We watch the teevee.

We can't stop. Once, we were the proud, steely-eyed death-machines who would purr "Oh? You own a television?"

We watch World Poker Tour. We watch Fear Factor.

We know and hate certain commercials. We grade them for relevance and staying power. We puzzle at the insane volume of our local Mercedes-Benz dealership ads. We wish death upon Radio Shack spokespeople. We know what a Swiffer is.

We watch 24. We watch The Amazing Race.

We scan History, Discovery, PBS for documentaries on mummies or Mayans. We are upset that King Tut was denied the title of #1 Mummy.

We watch Trading Spaces. We watch Monster House.

We wonder at Paige Davis' physique and potentially drug-induced perkiness. We cringe at the sight of Doug the Designer, knowing his visage portends yet another family room that dimly resembles a gay bar circa 1983.

We watch What Not to Wear. We watch Queer Eye for the Straight Guy.

We call people "bitchy" when they complain about their makeover. We prefer the BBC America version, where the hosts grab any and all available boobs. We trust the style coaches, and wonder about shaving with the grain.

We watch baseball. We watch Monday Night Football.

We plan our evenings around primetime sports. We puzzle over the cheerleaders and why they are there. We embrace commercial breaks to run to the fridge for another beer. We demand instant replays, telestrators, ridiculous graphics and Mascot Races. We point out the rally caps in the crowd, and the alarming trend to catch the cotton candy vendor on screen. We comment on trends in athlete facial hair.

We, at long last, are a demographic.

Something must be done.

Tuesday, October 07, 2003

Well, 29% of the vote is in here in California, and My Life as an American Gladiator is now projecting Rip Beefslab has won the office of Governor. Of course it was all a little confusing, and many people tried to vote variously for:

Brian Bosworth
That one guy from "Red Dawn"
Rae Dawn Chong (My Life as an American Gladiator is hypothesizing that there was some spill-over from the "that one guy from Red Dawn" camp, though this is largely conjecture)
Dawn (of Tony Orlando and Dawn)

When all the dust has settled, it will be important for us all to get behind Thump Assgrabber and follow him on his merry trip down the sewer pipes to the happy, money guzzling promised land that Pete Wilson fought so long and hard for. Why, it's almost as if Pete Wilson is back! But no, it's not possible that Brick Bicep is just a face, just a chump who has not even one clue about politics and is in fact just a mouthpiece for a gang of power hungry leeches.

Perish the thought!

Thank you, Arnold Schwarzenegger, for making California ridiculous once again. It fills me with pride to know that this is just the first step, paving the way for Republicans to oust any Democrat politician that they don't like.

Monday, October 06, 2003

When people ask you the awkward "What are you thinking about?" question, sometimes it can be difficult to come up with a satisfactory response. Because, let's face it, most of the time you're thinking about pie or maybe who sang that Muskrat Love song you always have stuck in your head.

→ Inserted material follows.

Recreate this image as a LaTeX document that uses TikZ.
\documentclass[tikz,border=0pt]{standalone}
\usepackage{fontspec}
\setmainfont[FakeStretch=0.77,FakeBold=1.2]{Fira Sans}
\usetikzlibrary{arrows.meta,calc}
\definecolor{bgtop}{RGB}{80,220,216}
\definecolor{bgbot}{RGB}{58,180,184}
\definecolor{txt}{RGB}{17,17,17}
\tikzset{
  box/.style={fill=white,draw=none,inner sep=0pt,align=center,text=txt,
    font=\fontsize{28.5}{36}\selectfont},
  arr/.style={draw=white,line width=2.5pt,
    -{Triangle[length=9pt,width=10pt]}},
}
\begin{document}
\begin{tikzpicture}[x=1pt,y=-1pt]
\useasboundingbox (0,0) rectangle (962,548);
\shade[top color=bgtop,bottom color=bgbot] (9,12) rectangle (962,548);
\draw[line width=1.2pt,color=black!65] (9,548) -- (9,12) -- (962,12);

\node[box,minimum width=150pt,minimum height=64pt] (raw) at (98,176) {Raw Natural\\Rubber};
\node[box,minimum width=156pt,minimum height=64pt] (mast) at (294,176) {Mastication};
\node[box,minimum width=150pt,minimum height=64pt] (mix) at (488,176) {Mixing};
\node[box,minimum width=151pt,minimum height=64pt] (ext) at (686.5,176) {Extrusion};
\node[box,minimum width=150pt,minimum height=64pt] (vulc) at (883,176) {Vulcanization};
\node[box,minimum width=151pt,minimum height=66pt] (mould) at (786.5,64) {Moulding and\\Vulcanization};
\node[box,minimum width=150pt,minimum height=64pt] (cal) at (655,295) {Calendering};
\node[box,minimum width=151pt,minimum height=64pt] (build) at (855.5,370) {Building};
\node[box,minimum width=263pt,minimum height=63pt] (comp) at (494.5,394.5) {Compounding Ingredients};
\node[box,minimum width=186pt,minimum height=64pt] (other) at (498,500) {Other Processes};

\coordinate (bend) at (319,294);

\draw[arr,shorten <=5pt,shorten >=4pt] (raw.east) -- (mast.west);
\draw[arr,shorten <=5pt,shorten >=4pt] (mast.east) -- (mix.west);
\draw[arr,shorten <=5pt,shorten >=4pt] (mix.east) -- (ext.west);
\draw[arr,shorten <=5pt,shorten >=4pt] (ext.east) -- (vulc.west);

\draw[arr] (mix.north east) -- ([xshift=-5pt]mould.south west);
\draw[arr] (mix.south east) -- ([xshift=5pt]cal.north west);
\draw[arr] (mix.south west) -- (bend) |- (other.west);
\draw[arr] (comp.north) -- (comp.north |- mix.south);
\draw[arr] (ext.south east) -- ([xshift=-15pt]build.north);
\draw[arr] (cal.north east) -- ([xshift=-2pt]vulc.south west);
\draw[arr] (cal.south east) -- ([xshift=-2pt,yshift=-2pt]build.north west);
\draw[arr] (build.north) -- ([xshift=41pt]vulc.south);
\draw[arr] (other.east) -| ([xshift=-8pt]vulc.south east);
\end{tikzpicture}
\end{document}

Because I like to help you and am convinced that one day someone will give me a huge reward for my good deeds, here's some stock responses that should get you out of trouble:

1. "a dog riding a bicycle."
2. "The biggest cookie eaten by anyone ever."
3. "The chill menace of Death. Watching, watching."
4. "Happy ducks."
5. "A magical tree that sings songs to children who are pure of heart. Children who are not pure of heart can cry as much as they want, but no songs from the tree. It is debatable how impure a child can really be, and without going into the whole issue of Original Sin and the sins of the father being visited upon the son, let's just say that this is a magical tree and knows what it's doing. Also, it's kind of mean to the children." (This is kind of a long response and should not be attempted except by seasoned professionals.)

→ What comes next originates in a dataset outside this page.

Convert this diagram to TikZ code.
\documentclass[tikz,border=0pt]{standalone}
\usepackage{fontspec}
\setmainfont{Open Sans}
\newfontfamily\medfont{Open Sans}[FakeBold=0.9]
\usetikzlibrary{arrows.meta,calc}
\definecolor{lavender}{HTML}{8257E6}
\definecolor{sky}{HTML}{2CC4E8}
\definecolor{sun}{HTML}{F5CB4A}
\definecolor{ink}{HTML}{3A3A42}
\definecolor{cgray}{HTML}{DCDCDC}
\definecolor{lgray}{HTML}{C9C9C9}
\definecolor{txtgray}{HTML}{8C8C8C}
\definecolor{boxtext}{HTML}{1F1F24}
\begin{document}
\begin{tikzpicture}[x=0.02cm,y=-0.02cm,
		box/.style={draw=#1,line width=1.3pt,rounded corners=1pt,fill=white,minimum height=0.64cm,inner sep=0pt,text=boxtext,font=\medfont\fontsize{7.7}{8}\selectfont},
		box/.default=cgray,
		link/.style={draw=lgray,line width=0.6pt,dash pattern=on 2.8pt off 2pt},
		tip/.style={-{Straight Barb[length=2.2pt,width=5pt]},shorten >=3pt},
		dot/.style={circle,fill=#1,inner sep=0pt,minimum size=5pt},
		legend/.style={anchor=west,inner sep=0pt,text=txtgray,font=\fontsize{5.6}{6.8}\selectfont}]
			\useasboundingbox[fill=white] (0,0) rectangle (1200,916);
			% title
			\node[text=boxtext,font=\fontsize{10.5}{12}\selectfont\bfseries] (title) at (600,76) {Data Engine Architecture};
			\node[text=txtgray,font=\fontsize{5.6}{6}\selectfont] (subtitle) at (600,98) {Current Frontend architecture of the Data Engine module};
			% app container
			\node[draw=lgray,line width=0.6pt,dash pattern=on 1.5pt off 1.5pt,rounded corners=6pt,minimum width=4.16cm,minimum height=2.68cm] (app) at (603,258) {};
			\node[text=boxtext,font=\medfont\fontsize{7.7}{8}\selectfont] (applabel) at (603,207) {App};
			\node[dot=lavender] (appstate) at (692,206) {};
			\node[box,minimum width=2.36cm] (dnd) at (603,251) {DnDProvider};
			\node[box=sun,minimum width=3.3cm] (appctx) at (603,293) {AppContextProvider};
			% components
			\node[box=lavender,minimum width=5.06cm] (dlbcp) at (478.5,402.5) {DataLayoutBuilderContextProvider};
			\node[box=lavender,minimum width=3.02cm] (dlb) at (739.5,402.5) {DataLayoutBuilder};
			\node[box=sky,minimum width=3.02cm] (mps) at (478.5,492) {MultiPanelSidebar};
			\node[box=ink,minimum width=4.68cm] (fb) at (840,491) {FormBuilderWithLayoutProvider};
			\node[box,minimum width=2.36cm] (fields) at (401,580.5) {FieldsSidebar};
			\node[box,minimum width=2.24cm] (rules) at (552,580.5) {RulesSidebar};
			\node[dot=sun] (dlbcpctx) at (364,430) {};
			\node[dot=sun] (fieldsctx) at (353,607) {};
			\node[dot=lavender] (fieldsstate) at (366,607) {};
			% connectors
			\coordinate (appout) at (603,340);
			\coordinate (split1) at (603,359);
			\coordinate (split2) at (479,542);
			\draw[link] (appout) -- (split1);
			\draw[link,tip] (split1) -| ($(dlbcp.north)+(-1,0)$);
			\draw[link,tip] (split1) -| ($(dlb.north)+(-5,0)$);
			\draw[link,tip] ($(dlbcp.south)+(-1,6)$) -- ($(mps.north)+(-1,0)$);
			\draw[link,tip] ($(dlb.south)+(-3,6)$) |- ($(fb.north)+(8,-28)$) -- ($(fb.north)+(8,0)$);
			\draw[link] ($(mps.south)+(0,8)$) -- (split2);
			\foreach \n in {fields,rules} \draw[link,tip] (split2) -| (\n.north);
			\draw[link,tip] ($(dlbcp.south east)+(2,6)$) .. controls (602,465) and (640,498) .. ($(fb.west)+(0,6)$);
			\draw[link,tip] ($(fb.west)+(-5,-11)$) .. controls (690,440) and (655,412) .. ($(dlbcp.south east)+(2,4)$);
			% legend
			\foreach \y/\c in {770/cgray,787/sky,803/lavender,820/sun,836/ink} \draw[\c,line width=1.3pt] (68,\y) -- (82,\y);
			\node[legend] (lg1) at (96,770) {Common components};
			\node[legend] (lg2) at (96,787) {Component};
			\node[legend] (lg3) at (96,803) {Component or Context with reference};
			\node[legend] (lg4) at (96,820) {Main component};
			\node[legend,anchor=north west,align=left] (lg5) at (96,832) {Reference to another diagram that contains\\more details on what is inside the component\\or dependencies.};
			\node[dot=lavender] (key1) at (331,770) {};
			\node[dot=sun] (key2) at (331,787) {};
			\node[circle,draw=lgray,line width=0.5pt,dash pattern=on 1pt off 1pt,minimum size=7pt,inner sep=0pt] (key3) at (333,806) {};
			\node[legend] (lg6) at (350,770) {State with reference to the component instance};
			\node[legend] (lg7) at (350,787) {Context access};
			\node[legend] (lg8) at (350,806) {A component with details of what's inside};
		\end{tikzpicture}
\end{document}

Wednesday, October 01, 2003

There exists a place beyond space and time, where physics is a lie and all that you know to be true is shatteringly false. Objects cannot be relied upon to behave consistently from one moment, indeed one second, to the next. Your cries can disappear without a moments notice, and a picture you held dear in your mind's eye can be eradicated without apology.

This place is called MicroSoft Word.